• WORK TO DO
Print, exactly and with both ends included, the lines below that run from the one containing "Write the Plotly code for this chart." to the one containing "step_min = 15". Pictures are omitted.

• DATA

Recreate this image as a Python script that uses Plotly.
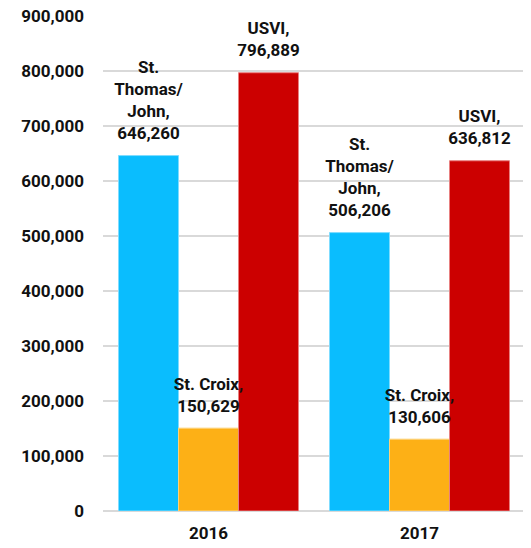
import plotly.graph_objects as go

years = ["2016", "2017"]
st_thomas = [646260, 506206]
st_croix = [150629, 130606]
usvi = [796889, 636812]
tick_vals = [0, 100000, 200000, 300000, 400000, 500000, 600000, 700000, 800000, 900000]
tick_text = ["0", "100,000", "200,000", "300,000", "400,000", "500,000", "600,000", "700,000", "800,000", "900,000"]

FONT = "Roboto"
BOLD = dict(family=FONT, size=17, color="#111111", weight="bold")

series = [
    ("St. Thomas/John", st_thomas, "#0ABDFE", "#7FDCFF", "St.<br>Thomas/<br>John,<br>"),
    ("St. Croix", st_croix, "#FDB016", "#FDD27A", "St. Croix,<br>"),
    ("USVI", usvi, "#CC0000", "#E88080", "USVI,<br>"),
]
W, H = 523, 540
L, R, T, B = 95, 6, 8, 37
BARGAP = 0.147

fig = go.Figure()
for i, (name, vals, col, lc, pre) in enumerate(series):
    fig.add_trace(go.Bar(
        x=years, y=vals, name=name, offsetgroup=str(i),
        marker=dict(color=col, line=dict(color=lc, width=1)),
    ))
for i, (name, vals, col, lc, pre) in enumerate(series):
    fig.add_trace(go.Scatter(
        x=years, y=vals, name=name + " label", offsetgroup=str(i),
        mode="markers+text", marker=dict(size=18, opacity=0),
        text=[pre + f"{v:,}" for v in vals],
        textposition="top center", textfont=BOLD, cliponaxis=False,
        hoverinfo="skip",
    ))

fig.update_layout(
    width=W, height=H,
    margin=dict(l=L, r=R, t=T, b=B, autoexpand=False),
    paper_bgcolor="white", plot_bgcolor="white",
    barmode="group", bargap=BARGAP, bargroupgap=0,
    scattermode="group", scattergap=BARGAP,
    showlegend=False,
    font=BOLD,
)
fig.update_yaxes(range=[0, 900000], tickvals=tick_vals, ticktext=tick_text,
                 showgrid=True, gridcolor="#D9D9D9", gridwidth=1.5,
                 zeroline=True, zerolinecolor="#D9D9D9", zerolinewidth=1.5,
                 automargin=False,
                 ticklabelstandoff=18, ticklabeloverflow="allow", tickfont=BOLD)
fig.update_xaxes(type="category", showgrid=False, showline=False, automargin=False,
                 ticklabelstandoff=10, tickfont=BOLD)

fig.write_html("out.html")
--
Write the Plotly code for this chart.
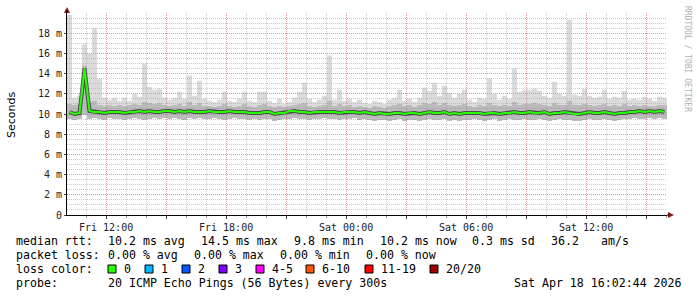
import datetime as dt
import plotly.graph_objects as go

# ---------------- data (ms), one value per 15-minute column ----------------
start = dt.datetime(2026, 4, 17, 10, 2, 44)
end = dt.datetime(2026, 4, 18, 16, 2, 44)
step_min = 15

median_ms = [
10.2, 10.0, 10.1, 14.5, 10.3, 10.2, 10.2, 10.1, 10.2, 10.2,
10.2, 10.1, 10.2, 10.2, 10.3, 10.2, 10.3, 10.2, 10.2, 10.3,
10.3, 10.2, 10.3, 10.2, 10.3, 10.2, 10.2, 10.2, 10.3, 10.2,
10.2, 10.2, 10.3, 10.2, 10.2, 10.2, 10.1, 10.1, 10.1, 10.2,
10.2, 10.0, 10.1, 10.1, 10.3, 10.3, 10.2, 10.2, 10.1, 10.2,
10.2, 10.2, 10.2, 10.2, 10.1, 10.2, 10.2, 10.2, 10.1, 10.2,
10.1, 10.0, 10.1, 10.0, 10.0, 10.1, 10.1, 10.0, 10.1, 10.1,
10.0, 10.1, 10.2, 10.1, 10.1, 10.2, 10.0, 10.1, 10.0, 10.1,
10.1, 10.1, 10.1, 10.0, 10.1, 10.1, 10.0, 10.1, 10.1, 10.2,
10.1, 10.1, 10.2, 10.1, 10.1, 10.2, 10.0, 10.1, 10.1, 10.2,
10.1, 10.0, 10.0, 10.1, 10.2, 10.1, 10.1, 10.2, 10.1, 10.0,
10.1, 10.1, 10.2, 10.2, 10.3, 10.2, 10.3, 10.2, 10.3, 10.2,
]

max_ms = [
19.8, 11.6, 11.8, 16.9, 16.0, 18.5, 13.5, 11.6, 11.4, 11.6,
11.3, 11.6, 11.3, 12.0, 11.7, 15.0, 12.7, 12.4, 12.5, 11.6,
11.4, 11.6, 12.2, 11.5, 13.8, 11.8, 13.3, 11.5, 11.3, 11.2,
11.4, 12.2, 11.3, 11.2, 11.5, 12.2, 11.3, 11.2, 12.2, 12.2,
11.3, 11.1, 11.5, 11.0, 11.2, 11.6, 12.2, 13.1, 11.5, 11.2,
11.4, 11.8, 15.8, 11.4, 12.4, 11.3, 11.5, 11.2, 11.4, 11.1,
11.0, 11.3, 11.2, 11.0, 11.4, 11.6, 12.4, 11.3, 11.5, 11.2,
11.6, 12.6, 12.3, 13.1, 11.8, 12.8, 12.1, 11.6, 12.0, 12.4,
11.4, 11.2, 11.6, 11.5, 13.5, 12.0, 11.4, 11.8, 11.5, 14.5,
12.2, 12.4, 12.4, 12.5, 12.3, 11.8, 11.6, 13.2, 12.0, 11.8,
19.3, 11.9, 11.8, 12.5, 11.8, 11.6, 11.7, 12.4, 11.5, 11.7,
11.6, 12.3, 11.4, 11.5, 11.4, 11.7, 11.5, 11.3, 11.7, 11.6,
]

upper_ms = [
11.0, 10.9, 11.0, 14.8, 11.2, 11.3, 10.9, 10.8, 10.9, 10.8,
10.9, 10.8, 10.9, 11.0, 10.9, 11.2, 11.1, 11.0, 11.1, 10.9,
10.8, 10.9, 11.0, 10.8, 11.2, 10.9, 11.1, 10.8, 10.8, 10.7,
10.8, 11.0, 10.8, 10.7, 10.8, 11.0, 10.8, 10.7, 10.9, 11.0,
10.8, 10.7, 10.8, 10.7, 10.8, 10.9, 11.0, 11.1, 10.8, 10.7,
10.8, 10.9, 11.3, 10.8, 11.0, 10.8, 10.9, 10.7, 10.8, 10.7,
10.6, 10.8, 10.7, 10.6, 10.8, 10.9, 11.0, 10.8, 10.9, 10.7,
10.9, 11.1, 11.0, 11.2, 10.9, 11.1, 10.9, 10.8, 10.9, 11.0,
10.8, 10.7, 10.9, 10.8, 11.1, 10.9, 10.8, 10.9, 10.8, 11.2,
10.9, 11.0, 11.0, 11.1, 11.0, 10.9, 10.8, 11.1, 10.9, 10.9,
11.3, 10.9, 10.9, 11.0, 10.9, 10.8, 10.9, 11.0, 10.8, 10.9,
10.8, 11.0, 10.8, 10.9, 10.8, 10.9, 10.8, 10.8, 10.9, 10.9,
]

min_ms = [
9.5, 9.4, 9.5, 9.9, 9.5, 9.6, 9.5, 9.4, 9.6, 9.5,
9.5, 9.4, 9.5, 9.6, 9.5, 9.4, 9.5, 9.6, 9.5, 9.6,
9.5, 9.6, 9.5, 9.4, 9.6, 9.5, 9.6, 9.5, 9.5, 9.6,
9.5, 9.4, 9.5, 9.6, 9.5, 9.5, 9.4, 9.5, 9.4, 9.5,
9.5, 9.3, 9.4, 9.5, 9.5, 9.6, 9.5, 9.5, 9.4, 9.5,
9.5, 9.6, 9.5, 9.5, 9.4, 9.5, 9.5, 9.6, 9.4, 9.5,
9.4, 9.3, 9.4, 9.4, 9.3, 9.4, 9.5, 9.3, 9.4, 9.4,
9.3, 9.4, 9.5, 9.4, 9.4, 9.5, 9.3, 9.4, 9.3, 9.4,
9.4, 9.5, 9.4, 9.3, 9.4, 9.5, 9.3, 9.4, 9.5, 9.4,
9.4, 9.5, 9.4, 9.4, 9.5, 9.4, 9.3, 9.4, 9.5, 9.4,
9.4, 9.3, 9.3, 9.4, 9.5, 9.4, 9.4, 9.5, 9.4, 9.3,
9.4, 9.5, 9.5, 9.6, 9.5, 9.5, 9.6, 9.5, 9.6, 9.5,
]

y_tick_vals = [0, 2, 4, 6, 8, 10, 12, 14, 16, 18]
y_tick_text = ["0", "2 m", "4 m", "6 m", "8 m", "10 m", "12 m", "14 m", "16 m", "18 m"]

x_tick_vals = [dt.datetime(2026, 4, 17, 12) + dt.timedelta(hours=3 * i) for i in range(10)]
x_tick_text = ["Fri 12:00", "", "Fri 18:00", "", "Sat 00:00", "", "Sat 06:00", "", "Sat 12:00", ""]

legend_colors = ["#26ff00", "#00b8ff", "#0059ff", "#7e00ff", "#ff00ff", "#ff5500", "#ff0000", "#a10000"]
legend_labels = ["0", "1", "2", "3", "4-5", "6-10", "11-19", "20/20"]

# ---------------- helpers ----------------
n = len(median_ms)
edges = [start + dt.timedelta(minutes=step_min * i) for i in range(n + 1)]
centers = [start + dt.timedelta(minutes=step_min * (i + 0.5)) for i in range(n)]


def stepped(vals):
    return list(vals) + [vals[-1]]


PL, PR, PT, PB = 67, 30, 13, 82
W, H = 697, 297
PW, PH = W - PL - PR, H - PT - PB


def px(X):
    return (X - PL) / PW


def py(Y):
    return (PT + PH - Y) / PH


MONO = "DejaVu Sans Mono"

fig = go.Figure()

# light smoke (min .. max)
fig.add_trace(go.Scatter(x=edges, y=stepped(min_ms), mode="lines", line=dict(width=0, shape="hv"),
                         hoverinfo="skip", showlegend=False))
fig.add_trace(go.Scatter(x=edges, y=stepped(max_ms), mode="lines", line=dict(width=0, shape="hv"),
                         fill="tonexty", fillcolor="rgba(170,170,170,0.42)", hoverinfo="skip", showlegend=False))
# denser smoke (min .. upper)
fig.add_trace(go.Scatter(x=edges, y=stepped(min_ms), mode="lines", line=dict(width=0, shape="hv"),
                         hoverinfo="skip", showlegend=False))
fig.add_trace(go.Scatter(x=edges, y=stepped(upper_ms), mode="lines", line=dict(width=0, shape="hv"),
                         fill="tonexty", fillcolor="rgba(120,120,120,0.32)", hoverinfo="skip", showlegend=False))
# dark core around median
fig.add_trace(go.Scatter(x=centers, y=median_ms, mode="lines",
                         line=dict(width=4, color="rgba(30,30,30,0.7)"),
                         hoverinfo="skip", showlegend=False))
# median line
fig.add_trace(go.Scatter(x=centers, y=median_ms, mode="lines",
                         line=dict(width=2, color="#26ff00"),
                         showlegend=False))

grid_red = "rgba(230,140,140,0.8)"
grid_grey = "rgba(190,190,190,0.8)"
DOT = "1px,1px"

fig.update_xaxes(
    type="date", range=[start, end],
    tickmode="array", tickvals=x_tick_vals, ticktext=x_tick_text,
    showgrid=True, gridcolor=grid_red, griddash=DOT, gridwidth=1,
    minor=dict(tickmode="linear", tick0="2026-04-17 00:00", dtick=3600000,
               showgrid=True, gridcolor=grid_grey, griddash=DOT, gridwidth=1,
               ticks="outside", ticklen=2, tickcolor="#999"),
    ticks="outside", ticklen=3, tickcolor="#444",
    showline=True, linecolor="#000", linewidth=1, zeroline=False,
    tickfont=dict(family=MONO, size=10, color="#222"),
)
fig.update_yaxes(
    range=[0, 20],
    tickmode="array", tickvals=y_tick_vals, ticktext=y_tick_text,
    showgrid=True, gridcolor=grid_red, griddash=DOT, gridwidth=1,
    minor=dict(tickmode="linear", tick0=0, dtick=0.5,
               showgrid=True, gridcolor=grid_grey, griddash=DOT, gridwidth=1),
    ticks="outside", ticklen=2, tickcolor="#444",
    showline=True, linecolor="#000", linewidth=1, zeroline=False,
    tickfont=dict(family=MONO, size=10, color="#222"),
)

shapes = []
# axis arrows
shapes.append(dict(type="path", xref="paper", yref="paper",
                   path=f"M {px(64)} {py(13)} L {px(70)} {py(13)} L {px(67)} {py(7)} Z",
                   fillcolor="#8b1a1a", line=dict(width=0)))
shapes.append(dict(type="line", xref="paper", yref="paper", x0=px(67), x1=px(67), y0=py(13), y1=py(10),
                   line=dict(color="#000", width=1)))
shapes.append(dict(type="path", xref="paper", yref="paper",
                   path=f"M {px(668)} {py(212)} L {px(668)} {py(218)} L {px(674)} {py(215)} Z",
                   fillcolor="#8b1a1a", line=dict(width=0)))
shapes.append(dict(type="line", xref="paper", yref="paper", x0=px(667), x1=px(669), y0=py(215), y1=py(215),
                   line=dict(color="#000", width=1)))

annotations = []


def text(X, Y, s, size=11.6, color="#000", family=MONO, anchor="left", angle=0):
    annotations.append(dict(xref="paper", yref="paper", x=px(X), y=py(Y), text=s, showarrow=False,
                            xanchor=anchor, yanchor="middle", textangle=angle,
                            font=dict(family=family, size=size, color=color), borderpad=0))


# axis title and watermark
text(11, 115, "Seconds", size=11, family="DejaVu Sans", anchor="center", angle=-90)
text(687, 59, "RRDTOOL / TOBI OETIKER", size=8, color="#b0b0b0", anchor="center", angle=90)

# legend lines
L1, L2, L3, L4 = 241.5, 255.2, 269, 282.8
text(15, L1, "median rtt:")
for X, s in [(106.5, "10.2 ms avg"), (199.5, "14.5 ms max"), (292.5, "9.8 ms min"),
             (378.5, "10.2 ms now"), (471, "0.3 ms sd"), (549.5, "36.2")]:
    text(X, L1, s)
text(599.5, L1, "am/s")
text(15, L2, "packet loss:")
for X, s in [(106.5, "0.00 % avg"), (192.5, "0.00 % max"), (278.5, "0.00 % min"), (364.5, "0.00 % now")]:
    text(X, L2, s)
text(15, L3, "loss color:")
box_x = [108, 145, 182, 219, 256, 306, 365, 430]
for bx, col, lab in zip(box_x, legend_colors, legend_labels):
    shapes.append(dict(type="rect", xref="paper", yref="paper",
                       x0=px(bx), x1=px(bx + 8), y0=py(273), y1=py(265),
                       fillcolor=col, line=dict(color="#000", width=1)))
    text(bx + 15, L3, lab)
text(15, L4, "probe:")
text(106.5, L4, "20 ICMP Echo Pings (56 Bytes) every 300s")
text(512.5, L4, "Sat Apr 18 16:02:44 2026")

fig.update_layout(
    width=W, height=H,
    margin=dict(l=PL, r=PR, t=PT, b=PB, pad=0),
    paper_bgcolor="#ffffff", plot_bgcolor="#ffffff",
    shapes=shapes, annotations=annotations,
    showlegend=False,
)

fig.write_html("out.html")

• ANSWER TO THIS TASK
Write the Plotly code for this chart.
import datetime as dt
import plotly.graph_objects as go

# ---------------- data (ms), one value per 15-minute column ----------------
start = dt.datetime(2026, 4, 17, 10, 2, 44)
end = dt.datetime(2026, 4, 18, 16, 2, 44)
step_min = 15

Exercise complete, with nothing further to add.